O governo do PS anunciou o lançamento do concurso público e o início das obras em 2002, prometendo o então governador civil de Coimbra, Horácio Antunes, que seria a tempo de funcionar durante o Euro’2004.

Segundo uma auditoria do Tribunal de Contas, em 2005, durante o governo de Pedro Santana Lopes, as três câmaras envolvidas “impediram o prosseguimento do concurso público”, lançado pela Metro Mondego, por “se oporem à possibilidade” de o transporte entre Serpins e Lousã ser realizado em modo rodoviário.

Em 2006, o ministro dos Transportes, Mário Lino, informou que o agora designado Sistema de Mobilidade do Mondego estaria operacional em 2011. O governante disse que o financiamento estava assegurado.

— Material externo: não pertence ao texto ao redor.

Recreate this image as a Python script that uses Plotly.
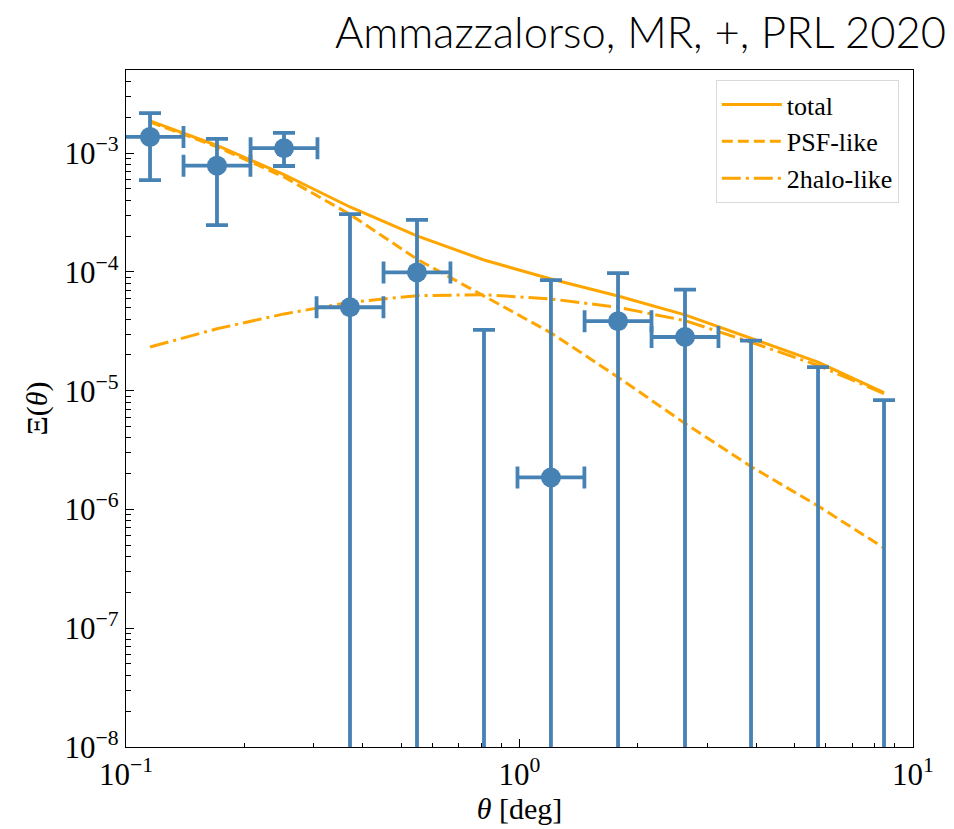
import numpy as np
import plotly.graph_objects as go

# Angular bins (deg)
theta = [0.1151, 0.1703, 0.2521, 0.3709, 0.5489, 0.8124,
         1.202, 1.780, 2.634, 3.876, 5.737, 8.44]

# Measured points with positive central value
theta_pts = [0.1151, 0.1703, 0.2521, 0.3709, 0.5489, 1.202, 1.780, 2.634]
xi_pts = [1.37e-3, 7.85e-4, 1.10e-3, 5.04e-5, 9.9e-5, 1.86e-6, 3.85e-5, 2.83e-5]
xi_hi = [2.17e-3, 1.32e-3, 1.48e-3, 3.06e-4, 2.74e-4, 8.53e-5, 9.77e-5, 7.08e-5]
xi_lo = [5.92e-4, 2.48e-4, 7.79e-4, 0.0, 0.0, 0.0, 0.0, 0.0]

# Bins with non-positive central value: only the upper end of the error bar
theta_ul = [0.8124, 3.876, 5.737, 8.44]
xi_ul = [3.25e-5, 2.64e-5, 1.58e-5, 8.32e-6]

# Model curves
total = [1.87e-3, 1.16e-3, 6.61e-4, 3.52e-4, 2.01e-4, 1.26e-4,
         8.71e-5, 6.27e-5, 4.35e-5, 2.74e-5, 1.74e-5, 9.64e-6]
psf_like = [1.83e-3, 1.13e-3, 6.3e-4, 3.05e-4, 1.28e-4, 6.24e-5,
            3.07e-5, 1.3e-5, 5.3e-6, 2.3e-6, 1.07e-6, 4.74e-7]
halo2_like = [2.33e-5, 3.32e-5, 4.43e-5, 5.55e-5, 6.31e-5, 6.43e-5,
              5.92e-5, 5.04e-5, 3.89e-5, 2.56e-5, 1.63e-5, 9.46e-6]

# Tick labels
x_tick_vals = [0.1, 1, 10]
x_tick_text = ["10<sup>−1</sup>", "10<sup>0</sup>", "10<sup>1</sup>"]
y_tick_vals = [1e-8, 1e-7, 1e-6, 1e-5, 1e-4, 1e-3]
y_tick_text = ["10<sup>−8</sup>", "10<sup>−7</sup>", "10<sup>−6</sup>",
               "10<sup>−5</sup>", "10<sup>−4</sup>", "10<sup>−3</sup>"]

# Half bin width in log10 units
half_bin = 0.085

X_RANGE = [-1, 1]
Y_RANGE = [-8, -2.3]

ORANGE = "#FFA500"
BLUE = "#4682B4"
SERIF = "Liberation Serif, DejaVu Serif, serif"


def minor_positions(lo_exp, hi_exp):
    return [m * 10.0 ** e for e in range(lo_exp, hi_exp) for m in range(2, 10)]


fig = go.Figure()

for name, ys, dash in [("total", total, "solid"),
                       ("PSF-like", psf_like, "11px,5px"),
                       ("2halo-like", halo2_like, "19px,5px,3px,5px")]:
    fig.add_trace(go.Scatter(x=theta, y=ys, mode="lines", name=name,
                             line=dict(color=ORANGE, width=3, dash=dash)))

tp = np.array(theta_pts)
yp = np.array(xi_pts)
x_minus = tp - tp * 10 ** (-half_bin)
x_plus = tp * 10 ** half_bin - tp
y_plus = np.array(xi_hi) - yp
y_minus = [y - lo if lo > 0 else y for y, lo in zip(xi_pts, xi_lo)]

fig.add_trace(go.Scatter(
    x=theta_pts, y=xi_pts, mode="markers", showlegend=False,
    marker=dict(color=BLUE, size=20),
    error_x=dict(type="data", symmetric=False, array=x_plus, arrayminus=x_minus,
                 color=BLUE, thickness=3.8, width=11),
    error_y=dict(type="data", symmetric=False, array=y_plus, arrayminus=y_minus,
                 color=BLUE, thickness=3.8, width=11),
))

fig.add_trace(go.Scatter(
    x=theta_ul, y=xi_ul, mode="markers", showlegend=False,
    marker=dict(color="rgba(0,0,0,0)", size=1),
    error_y=dict(type="data", symmetric=False, array=[0] * len(xi_ul),
                 arrayminus=xi_ul, color=BLUE, thickness=3.8, width=11),
))

# Invisible trace that anchors the overlay axes carrying the minor ticks
fig.add_trace(go.Scatter(x=[0.5], y=[1e-5], xaxis="x2", yaxis="y2", mode="markers",
                         marker=dict(color="rgba(0,0,0,0)", size=1),
                         showlegend=False, hoverinfo="skip"))

axis_common = dict(
    type="log", showgrid=False, zeroline=False,
    showline=True, linecolor="black", linewidth=1.2, mirror=True,
    ticks="inside", ticklen=8, tickwidth=1.3, tickcolor="black",
    tickmode="array",
    tickfont=dict(family=SERIF, size=31, color="black"),
)

minor_common = dict(
    type="log", showgrid=False, zeroline=False, showline=False,
    ticks="inside", ticklen=4.5, tickwidth=1.2, tickcolor="black",
    tickmode="array", showticklabels=False,
)

fig.update_layout(
    xaxis=dict(range=X_RANGE, tickvals=x_tick_vals, ticktext=x_tick_text,
               title=dict(text="<i>θ</i> [deg]", standoff=4,
                          font=dict(family=SERIF, size=30, color="black")),
               **axis_common),
    yaxis=dict(range=Y_RANGE, tickvals=y_tick_vals, ticktext=y_tick_text,
               title=dict(text="Ξ(<i>θ</i>)", standoff=8,
                          font=dict(family=SERIF, size=30, color="black")),
               **axis_common),
    xaxis2=dict(range=X_RANGE, overlaying="x", anchor="y2", side="bottom",
                tickvals=minor_positions(-1, 1), **minor_common),
    yaxis2=dict(range=Y_RANGE, overlaying="y", anchor="x2", side="left",
                tickvals=minor_positions(-8, -2), **minor_common),
)

fig.update_layout(
    width=954, height=829,
    margin=dict(l=126, r=41, t=70, b=79),
    paper_bgcolor="white", plot_bgcolor="white",
    title=dict(text="Ammazzalorso, MR, +, PRL 2020", xref="container", yref="container",
               x=946 / 954, xanchor="right", y=1 - 33 / 829, yanchor="middle",
               font=dict(family="Lato, Open Sans, sans-serif", size=43.5, color="black", weight=300)),
    legend=dict(x=0.982, xanchor="right", y=0.985, yanchor="top",
                bgcolor="white", bordercolor="#d9d9d9", borderwidth=1,
                font=dict(family=SERIF, size=26, color="black"),
                itemwidth=60, tracegroupgap=4),
)

fig.write_html("out.html")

Em 2009, a seguir às eleições autárquicas e com os principais acessos às estações já construídos, arrancaram algumas empreitadas sem apoios europeus.

O troço ferroviário entre Serpins (Lousã) e Alto de São João (Coimbra) foi desmantelado, por decisão do Governo de José Sócrates, passando a funcionar um sistema provisório de transportes alternativos, baseado em autocarros, que se manteve nestes 15 anos.

Em 2011, pararam as obras por alegados problemas financeiros, quando, de acordo com diferentes estimativas, pelo menos 150 milhões de euros estavam gastos em mais de 100 estudos e projetos, além de empreitadas e funcionamento da Metro Mondego desde 1996.

Com a chegada de Pedro Passos Coelho ao poder, em 2011, ganhou força a ideia de que o metro sobre carris não sairia mesmo do papel, devendo ceder a marcha a um sistema de autocarros elétricos, mais tarde apresentado como metrobus.

Em 2014, a presidente da Comissão de Coordenação e Desenvolvimento Regional do Centro, Ana Abrunhosa, mais tarde ministra da Coesão Territorial dos governos de António Costa, defendeu que as obras seriam retomadas com fundos europeus, tendo admitido que a solução não seria o metro.

Nesse ano, nasceu o Lousã pelo Ramal, convergindo com o Movimento de Defesa do Ramal da Lousã, criado uns anos antes para também defender a modernização e a eletrificação da ferrovia. Em 2016, por iniciativa do jornal Trevim, da Lousã, foi entregue na Assembleia da República uma petição com 8.300 assinaturas pela “urgente reposição do serviço ferroviário”.

Em 2020, o então ministro das Infraestruturas, Pedro Nuno Santos, presidiu à consignação de duas empreitadas, uma para acolher o metrobus entre Serpins e Alto de São João, outra para abrir o canal na Baixa de Coimbra. Estava previsto que o investimento global no SMM rondaria 130 milhões de euros, sendo 85 milhões para a infraestrutura e o restante para 35 autocarros do tipo ‘metrobus’ e sistema de bilhética.

“Se algum dia tivermos um volume de passageiros que justifique um meio de transporte mais pesado, nós todos teremos de trabalhar nesse sentido”, sugeriu Pedro Nuno Santos na cerimónia.

Em fevereiro deste ano, o então primeiro-ministro demissionário, António Costa, visitou as obras e disse que o metrobus é a “melhor solução” para as populações. Entretanto, os trabalhos, que em 2023 redobraram em várias zonas, têm sofrido diferentes atrasos. O mesmo tem acontecido com a chegada dos autocarros, fabricados na China. O primeiro destes veículos iniciou em fins de abril a fase de testes no troço suburbano. Em Coimbra, o início da operação do SMM foi igualmente adiado para 2025.